### Given request
From the first line of the listing below, retype each line up to and including the one with "5.45e7, 5.2e7, 2.35e7]"; pictures stay out.

* begin Dataset rows *

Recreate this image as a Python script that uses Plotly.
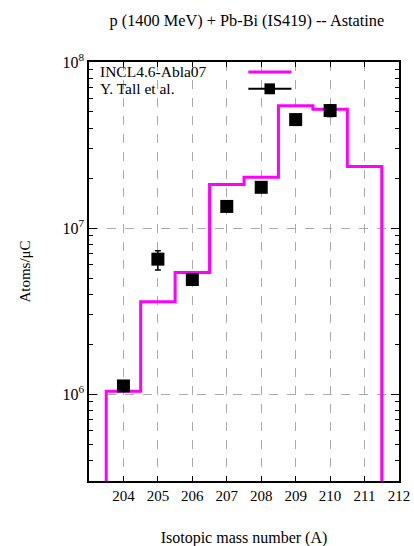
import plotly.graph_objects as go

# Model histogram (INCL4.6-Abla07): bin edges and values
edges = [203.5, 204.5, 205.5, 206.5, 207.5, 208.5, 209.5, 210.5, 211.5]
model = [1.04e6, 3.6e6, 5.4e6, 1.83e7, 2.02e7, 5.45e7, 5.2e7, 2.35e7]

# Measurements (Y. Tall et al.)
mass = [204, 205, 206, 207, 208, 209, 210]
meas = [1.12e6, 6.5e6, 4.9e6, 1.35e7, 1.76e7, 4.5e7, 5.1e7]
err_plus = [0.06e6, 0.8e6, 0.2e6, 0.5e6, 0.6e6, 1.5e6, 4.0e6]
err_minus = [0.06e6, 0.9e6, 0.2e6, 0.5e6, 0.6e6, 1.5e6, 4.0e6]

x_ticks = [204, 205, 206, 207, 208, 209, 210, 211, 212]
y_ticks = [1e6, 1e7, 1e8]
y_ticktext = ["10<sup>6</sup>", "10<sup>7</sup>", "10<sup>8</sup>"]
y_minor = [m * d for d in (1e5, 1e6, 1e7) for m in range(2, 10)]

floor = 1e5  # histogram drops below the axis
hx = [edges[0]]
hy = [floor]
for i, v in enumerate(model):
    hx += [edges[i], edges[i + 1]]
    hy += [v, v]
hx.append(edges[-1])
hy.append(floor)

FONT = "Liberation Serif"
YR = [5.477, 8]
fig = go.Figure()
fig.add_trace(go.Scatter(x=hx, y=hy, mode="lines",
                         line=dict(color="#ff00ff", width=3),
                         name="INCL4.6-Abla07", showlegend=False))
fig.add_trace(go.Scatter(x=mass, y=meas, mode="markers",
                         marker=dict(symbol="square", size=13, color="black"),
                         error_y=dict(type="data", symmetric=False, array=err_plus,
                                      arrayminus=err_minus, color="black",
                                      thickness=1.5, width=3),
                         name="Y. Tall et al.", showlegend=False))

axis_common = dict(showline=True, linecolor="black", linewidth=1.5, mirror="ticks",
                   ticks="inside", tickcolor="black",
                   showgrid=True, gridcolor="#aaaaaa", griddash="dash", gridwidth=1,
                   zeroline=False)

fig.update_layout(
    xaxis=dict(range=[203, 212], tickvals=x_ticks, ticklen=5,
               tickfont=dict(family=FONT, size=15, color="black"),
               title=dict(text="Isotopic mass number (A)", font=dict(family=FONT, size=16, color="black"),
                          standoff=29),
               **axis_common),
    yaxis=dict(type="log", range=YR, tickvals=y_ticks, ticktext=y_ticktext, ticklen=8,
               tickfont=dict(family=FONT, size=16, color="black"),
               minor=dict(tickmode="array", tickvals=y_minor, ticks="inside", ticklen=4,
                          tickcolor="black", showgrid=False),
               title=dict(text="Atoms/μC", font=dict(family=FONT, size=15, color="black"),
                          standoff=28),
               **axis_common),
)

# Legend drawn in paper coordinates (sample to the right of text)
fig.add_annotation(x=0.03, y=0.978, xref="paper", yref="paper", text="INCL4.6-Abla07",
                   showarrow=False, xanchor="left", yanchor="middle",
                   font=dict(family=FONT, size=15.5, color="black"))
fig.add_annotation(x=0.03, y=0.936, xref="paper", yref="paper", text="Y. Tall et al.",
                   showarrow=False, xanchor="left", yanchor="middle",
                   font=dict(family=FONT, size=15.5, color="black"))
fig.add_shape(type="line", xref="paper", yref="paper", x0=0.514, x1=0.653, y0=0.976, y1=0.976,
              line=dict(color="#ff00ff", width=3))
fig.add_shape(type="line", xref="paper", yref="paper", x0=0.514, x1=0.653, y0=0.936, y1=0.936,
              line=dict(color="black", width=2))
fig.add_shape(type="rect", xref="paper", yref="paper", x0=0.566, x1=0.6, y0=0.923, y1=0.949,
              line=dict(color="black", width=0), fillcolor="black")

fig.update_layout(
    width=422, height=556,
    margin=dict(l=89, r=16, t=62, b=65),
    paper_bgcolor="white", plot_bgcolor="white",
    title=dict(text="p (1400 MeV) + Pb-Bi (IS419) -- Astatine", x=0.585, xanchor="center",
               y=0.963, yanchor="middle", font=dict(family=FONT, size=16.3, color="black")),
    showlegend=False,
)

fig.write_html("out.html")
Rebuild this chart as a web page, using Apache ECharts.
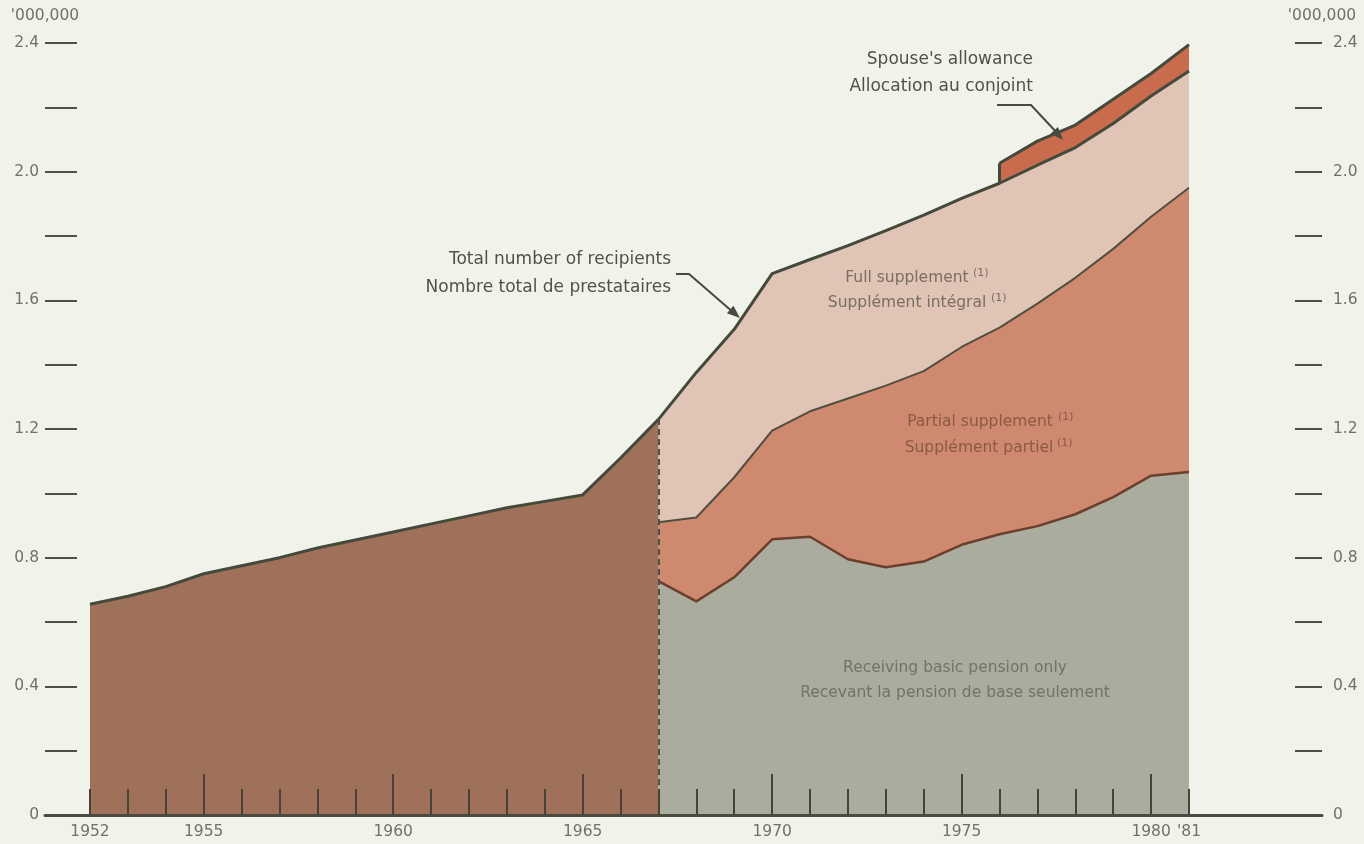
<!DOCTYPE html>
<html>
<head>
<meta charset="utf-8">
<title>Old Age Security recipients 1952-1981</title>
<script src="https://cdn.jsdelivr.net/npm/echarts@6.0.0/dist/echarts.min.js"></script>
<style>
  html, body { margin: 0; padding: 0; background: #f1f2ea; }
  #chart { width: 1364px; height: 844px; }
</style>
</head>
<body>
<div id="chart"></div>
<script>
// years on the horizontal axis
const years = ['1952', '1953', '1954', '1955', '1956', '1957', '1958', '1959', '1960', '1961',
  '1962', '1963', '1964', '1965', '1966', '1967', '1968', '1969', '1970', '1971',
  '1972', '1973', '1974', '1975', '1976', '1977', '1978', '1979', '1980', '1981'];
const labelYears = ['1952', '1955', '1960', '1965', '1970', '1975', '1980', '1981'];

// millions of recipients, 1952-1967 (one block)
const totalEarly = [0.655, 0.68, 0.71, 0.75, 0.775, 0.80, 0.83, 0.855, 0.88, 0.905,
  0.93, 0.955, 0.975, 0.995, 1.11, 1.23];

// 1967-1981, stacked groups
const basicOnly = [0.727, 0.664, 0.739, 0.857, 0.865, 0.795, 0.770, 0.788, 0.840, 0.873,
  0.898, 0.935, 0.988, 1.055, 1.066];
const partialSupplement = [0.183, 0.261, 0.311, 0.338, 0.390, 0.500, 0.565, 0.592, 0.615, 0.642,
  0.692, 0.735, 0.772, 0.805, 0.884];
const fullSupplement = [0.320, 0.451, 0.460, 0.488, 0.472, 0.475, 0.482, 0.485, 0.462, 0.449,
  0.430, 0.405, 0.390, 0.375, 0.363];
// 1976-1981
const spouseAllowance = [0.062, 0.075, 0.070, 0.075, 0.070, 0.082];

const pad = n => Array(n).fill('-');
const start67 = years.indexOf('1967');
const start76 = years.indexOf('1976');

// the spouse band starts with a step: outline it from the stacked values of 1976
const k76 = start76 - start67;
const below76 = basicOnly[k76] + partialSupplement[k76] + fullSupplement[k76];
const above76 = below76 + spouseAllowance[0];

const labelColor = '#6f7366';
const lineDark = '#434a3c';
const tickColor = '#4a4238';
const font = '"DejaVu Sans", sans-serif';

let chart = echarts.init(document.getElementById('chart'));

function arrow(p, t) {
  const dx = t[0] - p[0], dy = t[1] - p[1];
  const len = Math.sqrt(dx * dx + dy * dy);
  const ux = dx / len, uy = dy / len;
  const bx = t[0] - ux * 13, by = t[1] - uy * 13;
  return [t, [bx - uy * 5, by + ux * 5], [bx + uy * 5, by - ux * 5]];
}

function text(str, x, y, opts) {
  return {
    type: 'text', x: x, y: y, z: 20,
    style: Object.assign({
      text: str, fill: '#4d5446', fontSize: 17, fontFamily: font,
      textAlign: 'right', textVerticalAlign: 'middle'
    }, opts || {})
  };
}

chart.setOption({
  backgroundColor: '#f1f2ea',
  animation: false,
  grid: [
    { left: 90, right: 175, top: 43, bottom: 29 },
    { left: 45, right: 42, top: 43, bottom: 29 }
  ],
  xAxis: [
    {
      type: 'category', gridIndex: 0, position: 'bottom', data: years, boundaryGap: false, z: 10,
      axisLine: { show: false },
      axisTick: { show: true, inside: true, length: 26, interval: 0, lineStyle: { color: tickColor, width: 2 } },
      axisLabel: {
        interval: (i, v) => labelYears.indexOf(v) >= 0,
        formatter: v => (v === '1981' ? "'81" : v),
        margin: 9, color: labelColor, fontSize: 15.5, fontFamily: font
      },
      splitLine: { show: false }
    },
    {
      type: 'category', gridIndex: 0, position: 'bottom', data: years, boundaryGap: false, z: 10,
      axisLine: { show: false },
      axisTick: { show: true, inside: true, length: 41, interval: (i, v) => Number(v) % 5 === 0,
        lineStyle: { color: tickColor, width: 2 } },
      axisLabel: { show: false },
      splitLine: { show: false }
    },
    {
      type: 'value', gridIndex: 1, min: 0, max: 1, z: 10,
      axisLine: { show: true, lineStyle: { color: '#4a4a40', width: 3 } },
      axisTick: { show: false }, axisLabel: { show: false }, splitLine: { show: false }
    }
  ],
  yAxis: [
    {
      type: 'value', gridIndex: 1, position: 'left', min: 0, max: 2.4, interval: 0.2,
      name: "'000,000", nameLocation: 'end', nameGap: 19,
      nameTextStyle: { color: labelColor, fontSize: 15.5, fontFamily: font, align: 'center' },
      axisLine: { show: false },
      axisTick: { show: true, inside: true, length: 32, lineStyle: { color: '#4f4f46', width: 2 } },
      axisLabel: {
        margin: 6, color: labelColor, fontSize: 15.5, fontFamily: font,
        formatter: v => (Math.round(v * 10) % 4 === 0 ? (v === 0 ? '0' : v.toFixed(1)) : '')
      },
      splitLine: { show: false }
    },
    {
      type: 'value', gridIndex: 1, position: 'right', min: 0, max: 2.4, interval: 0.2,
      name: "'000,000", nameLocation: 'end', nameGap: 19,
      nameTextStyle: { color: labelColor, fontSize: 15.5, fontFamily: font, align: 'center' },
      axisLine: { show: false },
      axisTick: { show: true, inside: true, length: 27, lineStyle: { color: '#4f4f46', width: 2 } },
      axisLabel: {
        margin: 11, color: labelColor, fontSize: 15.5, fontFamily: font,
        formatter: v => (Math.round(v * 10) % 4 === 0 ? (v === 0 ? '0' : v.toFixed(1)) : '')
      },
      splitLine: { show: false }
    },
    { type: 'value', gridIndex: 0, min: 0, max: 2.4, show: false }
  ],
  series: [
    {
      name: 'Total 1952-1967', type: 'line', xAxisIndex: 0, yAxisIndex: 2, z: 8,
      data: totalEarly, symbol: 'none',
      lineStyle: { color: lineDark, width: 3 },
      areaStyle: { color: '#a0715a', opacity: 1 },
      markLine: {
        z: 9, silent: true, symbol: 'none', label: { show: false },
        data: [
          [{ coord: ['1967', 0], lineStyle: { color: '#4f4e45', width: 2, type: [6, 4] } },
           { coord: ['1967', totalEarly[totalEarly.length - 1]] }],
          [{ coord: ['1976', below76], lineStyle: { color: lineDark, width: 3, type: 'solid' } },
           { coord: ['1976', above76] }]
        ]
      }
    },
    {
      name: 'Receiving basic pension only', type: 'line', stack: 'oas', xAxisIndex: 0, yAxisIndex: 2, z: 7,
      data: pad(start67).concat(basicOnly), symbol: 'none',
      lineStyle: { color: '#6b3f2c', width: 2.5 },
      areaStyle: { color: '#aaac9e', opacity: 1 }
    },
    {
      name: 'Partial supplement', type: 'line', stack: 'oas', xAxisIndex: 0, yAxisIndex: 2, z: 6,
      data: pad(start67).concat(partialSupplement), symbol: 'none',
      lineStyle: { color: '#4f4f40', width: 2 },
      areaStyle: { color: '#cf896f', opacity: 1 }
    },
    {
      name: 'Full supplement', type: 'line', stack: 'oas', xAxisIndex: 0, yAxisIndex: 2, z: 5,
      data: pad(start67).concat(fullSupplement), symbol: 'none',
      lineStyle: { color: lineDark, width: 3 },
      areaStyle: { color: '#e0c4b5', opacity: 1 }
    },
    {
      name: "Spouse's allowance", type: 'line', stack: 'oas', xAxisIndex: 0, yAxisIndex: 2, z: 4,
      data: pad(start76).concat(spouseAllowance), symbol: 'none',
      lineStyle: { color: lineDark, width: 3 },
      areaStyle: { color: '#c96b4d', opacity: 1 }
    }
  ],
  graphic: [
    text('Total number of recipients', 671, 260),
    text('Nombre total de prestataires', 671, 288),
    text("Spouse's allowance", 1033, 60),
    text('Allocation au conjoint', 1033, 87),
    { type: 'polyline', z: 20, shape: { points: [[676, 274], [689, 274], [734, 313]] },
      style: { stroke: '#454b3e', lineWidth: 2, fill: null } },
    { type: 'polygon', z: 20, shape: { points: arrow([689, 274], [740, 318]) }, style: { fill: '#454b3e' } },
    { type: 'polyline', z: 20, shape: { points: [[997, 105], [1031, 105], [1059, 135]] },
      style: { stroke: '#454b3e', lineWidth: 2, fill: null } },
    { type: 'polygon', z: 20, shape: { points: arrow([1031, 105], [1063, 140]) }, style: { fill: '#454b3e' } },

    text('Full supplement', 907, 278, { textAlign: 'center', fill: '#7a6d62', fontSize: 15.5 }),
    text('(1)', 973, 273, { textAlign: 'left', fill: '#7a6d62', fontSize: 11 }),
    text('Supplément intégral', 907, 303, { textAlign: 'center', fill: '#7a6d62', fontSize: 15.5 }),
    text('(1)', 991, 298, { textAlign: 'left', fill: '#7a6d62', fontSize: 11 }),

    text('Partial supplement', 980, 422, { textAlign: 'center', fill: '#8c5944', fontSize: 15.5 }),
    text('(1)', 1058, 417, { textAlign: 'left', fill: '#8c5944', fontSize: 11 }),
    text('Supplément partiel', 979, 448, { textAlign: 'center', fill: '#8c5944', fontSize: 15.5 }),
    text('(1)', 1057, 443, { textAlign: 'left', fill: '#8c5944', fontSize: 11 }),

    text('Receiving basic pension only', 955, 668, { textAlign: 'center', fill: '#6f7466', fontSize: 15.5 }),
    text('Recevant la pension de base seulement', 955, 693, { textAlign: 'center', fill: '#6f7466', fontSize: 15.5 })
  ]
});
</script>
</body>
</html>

* end Dataset rows *

### Task response
Recreate this image as a Python script that uses Plotly.
import plotly.graph_objects as go

# Model histogram (INCL4.6-Abla07): bin edges and values
edges = [203.5, 204.5, 205.5, 206.5, 207.5, 208.5, 209.5, 210.5, 211.5]
model = [1.04e6, 3.6e6, 5.4e6, 1.83e7, 2.02e7, 5.45e7, 5.2e7, 2.35e7]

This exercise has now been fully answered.